Additionally, the compiler could then recognise this as a function call, 
and discard the intermediate templates, avoiding some of the memory 
issues involved with compile-time programming.

In fact, if you can avoid the aliasing issue[1] you can convert any D 
code in this fashion, as long as you keep away from asm. Avoiding the 
aliasing issue effectively means that the functions you call can't 
modify their parameters, which satisfies the requirements of template D 
that all variables are 'const'. This means that all statements will have 
to be converted into assign statements (eg Foo = x;)
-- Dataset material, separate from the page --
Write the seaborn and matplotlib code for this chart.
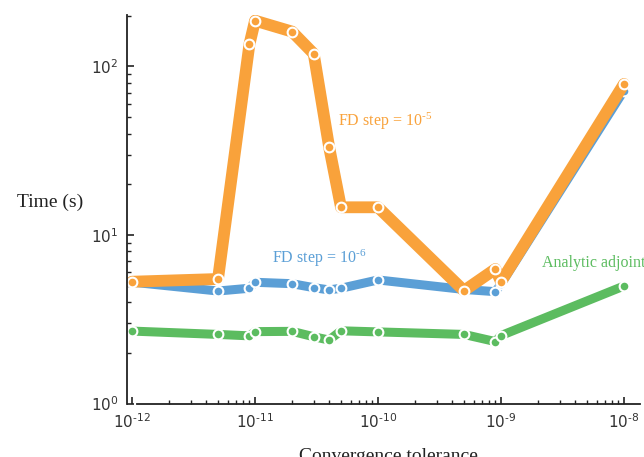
import numpy as np
import pandas as pd
import seaborn as sns
import matplotlib.pyplot as plt
from matplotlib.ticker import FuncFormatter

# convergence tolerances
tol = [1e-12, 5e-12, 9e-12, 1e-11, 2e-11, 3e-11, 4e-11, 5e-11,
       1e-10, 5e-10, 9e-10, 1e-9, 1e-8]

# run times (s)
t_fd5 = [5.28, 5.48, 135, 187, 161, 119, 33.4, 14.6, 14.6, 4.67, 6.28, 5.28, 78.7]
t_fd6 = [5.25, 4.65, 4.83, 5.24, 5.14, 4.87, 4.72, 4.83, 5.41, 4.75, 4.61, 5.1, 72.0]
t_adj = [2.69, 2.57, 2.52, 2.67, 2.68, 2.49, 2.38, 2.70, 2.66, 2.57, 2.33, 2.53, 4.98]

c_orange = '#F9A23B'
c_blue = '#5B9FD6'
c_green = '#5CBC60'

sns.set_style('ticks')
plt.rcParams['font.family'] = ['DejaVu Sans']
plt.rcParams['axes.unicode_minus'] = False
plt.rcParams['mathtext.default'] = 'regular'

fig = plt.figure(figsize=(6.44, 4.57), dpi=100)
ax = fig.add_axes([127 / 644, 53.5 / 457, 513 / 644, 388.5 / 457])

df = pd.DataFrame({'tol': tol, 'fd5': t_fd5, 'fd6': t_fd6, 'adj': t_adj})

for col, c, lw in [('adj', c_green, 6.5), ('fd6', c_blue, 6.5), ('fd5', c_orange, 8.5)]:
    sns.lineplot(data=df, x='tol', y=col, ax=ax, color=c, linewidth=lw,
                 marker='o', markersize=7, markerfacecolor=c,
                 markeredgecolor='white', markeredgewidth=1.5, sort=False)

ax.set_xscale('log')
ax.set_yscale('log')
ax.set_xlim(9.1e-13, 1.35e-8)
ax.set_ylim(1, 202)

# spines / ticks
sns.despine(ax=ax)
ax.spines['bottom'].set_bounds(1.1e-12, 1.35e-8)
for s in ('left', 'bottom'):
    ax.spines[s].set_color('#222222')
    ax.spines[s].set_linewidth(1.3)
ax.tick_params(which='major', direction='in', length=5, width=1.2, colors='#222222',
               labelsize=11, labelcolor='#333333', pad=6)
ax.tick_params(which='minor', direction='in', length=3, width=1.0, colors='#222222')

def fmt(v, pos):
    e = int(round(np.log10(v)))
    s = str(e).replace('-', '\u2010')
    return '10$^{%s}$' % s

ax.xaxis.set_major_formatter(FuncFormatter(fmt))
ax.yaxis.set_major_formatter(FuncFormatter(fmt))
ax.set_xticks([1e-12, 1e-11, 1e-10, 1e-9, 1e-8])
ax.set_yticks([1, 10, 100])

serif = ['Liberation Serif', 'DejaVu Serif']
ax.set_xlabel('Convergence tolerance', family=serif, fontsize=14, color='#222222')
ax.set_ylabel('Time (s)', family=serif, fontsize=14, rotation=0, color='#222222',
              ha='center', va='center')
ax.xaxis.set_label_coords(0.509, -0.115)
ax.yaxis.set_label_coords(-0.15, 0.519)

ax.text(4.73e-11, 47.5, 'FD step = 10$^{\u20105}$', family=serif, fontsize=11.5,
        color=c_orange, ha='left', va='center')
ax.text(1.37e-11, 7.3, 'FD step = 10$^{\u20106}$', family=serif, fontsize=11.5,
        color=c_blue, ha='left', va='center')
ax.text(2.16e-9, 6.82, 'Analytic adjoint', family=serif, fontsize=11.5,
        color=c_green, ha='left', va='center')

fig.savefig('out.png', dpi=100)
The two not-so-obvious conversions are:
  - mutable variables
  - loops.

However, they turn out to not too difficult. Mutable variables:

# int x = 1;
# x = foo(x);
# x++;
# x = foo(x);

becomes

# const int x__0 = 1;
# const int x__1 = foo!(x__0);
# const int x__2 = x__1 + 1;
# const int x__3 = foo!(x__2);

and loops are converted into recursion:

# int x = 5;
# for (int i = 0; i < 5; i++)
# {
#    x++;
# }
# return x;

becomes:

# const int x = 5;
# template __loop(int x, int i=0)
# {
#   static if (! (i__0 < 5) )
#       alias x x__final;
#   else
#   {
#       const int x__0 = x + 1;
#
#       const int i__0 = i + 1;
#       alias __loop!(x__0, i__0).x__final x__final;
#   }
# }
# const int Value = __loop!(x);

I believe that all of these conversions could be done automatically, 
which would allow 'pure D' code[2] to be used in templates.

However, I prefer a more general approach such as kris suggested, 
because it does allow aliasing (which can certainly be useful), 
including any type of D code. The point of this post is both to show 
that, although templates are quite capable for metaprogramming, they are 
syntactically ugly, and using a no-pointer subset of 'pure D' in 
templates can be considered just a syntactic improvement.

Cheers,

Reiner

[1]Basically, this involves using const to show that your function is 
indeed 'pure functional'. Annotating functions thus would be useful for 
more than just compile-time programming, I'm sure.

Avoiding the aliasing issue allows everything to be converted to static 
single assignment (which means that it is treated as const), allowing 
const-folding. You could trivially meet this requirement by only 
allowing built-in types (and not even arrays), but you may be able to 
permit more with a 'const' system. In particular, I'm pretty sure that a 
'const' array could easily be const folded, and you could probably 
support structs and const pointer-to-structs. I'm dubious about classes, 
though.

[2]Of course, I mean the alias-free subset thereof.